Setelah gigi dianggap rata oleh topekeho, maka si anak diberi obat berupa air hangat untuk berkumur dan parania mavau (sejenis rumput-rumputan yang baunya sangat busuk) untuk digigit-gigit. Kemudian, sambil dibopong oleh para tadulako, si anak dibawa ke rumahnya kembali untuk diserahkan kepada orang tuanya. Dengan berakhirnya tahap meratakan gigi ini, berakhirlah seluruh rentetan upacara rakeho. Sebagai catatan, orang yang baru saja melalui upacara rakeho ini tidak boleh memakan makanan yang keras dan minum air selama tiga hari. Apabila pantangan ini dilanggar, maka gusi akan membengkak dan proses kesembuhan menjadi lebih lama lagi.
Nilai Budaya
Ada beberapa nilai yang terkandung dalam upacara rakeho. Nilai-nilai itu antara lain adalah: kebersamaan, ketelitian, gotong royong, keselamatan, dan religius. Nilai kebersamaan tercermin dari berkumpulnya sebagian sanak kerabat untuk berdoa bersama demi keselamatan bersama pula. Ini adalah wujud kebersamaan dalam hidup bersama di dalam lingkungannya (dalam arti luas). Oleh karena itu, upacara ini mengandung pula nilai kebersamaan.

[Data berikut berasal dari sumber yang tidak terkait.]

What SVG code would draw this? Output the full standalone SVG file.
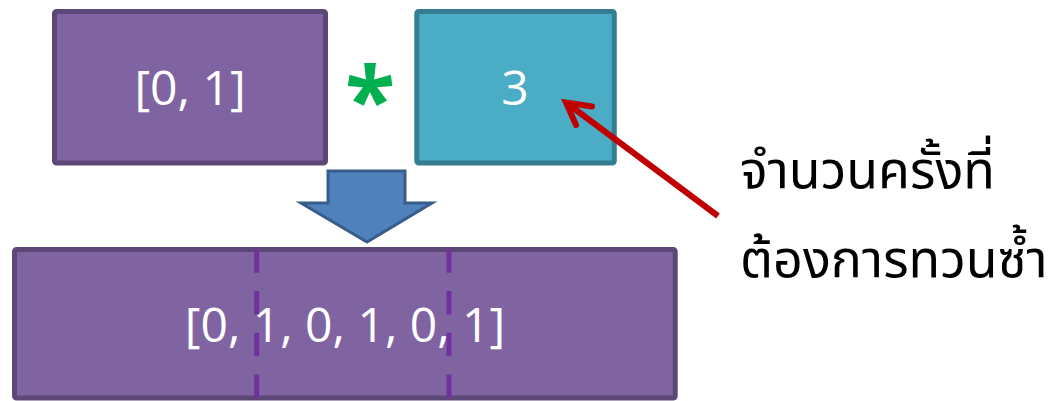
<svg xmlns="http://www.w3.org/2000/svg" width="1060" height="401" viewBox="0 0 1060 401">
<style>
.purple{fill:#8064A2;stroke:#5C4776;stroke-width:5}
.teal{fill:#4BACC6;stroke:#357D91;stroke-width:5}
.lbl{font-family:"Open Sans","Liberation Sans",sans-serif;font-size:48px;fill:#FFFFFF;text-anchor:middle}
.thai{font-family:"Noto Sans Thai","Noto Sans","Noto Sans CJK SC",sans-serif;font-size:52px;fill:#000000}
.dash{stroke:#7030A0;stroke-width:5;stroke-dasharray:23.5 18.2;fill:none}
</style>
<rect width="1060" height="401" fill="#FFFFFF"/>
<g id="node-list">
<rect class="purple" x="54.5" y="11.5" width="271" height="151.5" rx="2"/>
<text class="lbl" x="190" y="105">[0, 1]</text>
</g>
<g id="node-times">
<text x="370" y="133" font-family="Open Sans, Liberation Sans, sans-serif" font-weight="bold" font-size="92" fill="#00B050" text-anchor="middle">*</text>
</g>
<g id="node-count">
<rect class="teal" x="416.8" y="11.5" width="197.5" height="151.5" rx="2"/>
<text class="lbl" x="515" y="105">3</text>
</g>
<g id="node-result">
<rect class="purple" x="14.5" y="249.5" width="660.7" height="148.5" rx="2"/>
<text class="lbl" x="345" y="342">[0, 1, 0, 1, 0, 1]</text>
<line class="dash" x1="256.7" y1="249.3" x2="256.7" y2="401"/>
<line class="dash" x1="449" y1="249.3" x2="449" y2="401"/>
</g>
<g id="node-note">
<text class="thai" x="740" y="188">จำนวนครั้งที่</text>
<text class="thai" x="740" y="277">ต้องการทวนซ้ำ</text>
</g>
<g id="connectors">
<polygon points="328,171 405,171 405,203 432,203 367,242 301,203 328,203" fill="#4F81BD" stroke="#385D8A" stroke-width="3" stroke-linejoin="miter"/>
<line x1="718" y1="216" x2="568" y2="104" stroke="#C00000" stroke-width="6"/>
<polyline points="592,106.5 566,102.5 576,125" fill="none" stroke="#C00000" stroke-width="6" stroke-linecap="round" stroke-linejoin="miter"/>
</g>
</svg>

Nilai ketelitian tercermin dari proses upacara itu sendiri. Sebagai suatu proses, upacara memerlukan persiapan, baik sebelum upacara, pada saat prosesi, maupun sesudahnya. Persiapan-persiapan itu, tidak hanya menyangkut peralatan upacara, tetapi juga tempat, waktu, pemimpin, dan peserta. Semuanya itu harus dipersiapkan dengan baik dan seksama, sehingga upacara dapat berjalan dengan lancar. Untuk itu, dibutuhkan ketelitian.
Nilai kegotong-royongan tercermin dari keterlibatan berbagai pihak dalam penyelenggaraan upacara. Mereka saling bantu demi terlaksananya upacara. Dalam hal ini ada yang membantu menyiapkan makanan dan minuman, menjadi pemimpin upacara, membantu pemimpin upacara, dan lain sebagainya.
Nilai keselamatan tercermin dalam adanya kepercayaan bahwa peralihan kehidupan seorang individu dari satu masa ke masa yang lain penuh dengan ancaman (bahaya) dan tantangan. Untuk mengatasi krisis dalam daur kehidupan seorang manusia itu, maka perlu diadakan suatu upacara. Rakeho merupakan salah satu upacara yang bertujuan untuk mencari keselamatan pada tahap peralihan dari masa kanak-kanak menuju dewasa.
Nilai religius tercermin dalam doa atau mantra yang dilakukan oleh topekeho, pada acara perataan gigi yang merupakan bagian akhir dari serentetan tahapan dalam upacara rakeho. Tujuannya adalah agar si anak mendapatkan perlindungan dari Tuhan dan roh-roh para leluhur. (gufron)
Sumber:
1 Tadulako adalah orang yang mempunyai kekuatan sakti berdasarkan tenaga dalam yang bertugas untuk mencegah hal-hal yang tidak diinginkan (gangguan gaib) sewaktu pelaksanaan upacara.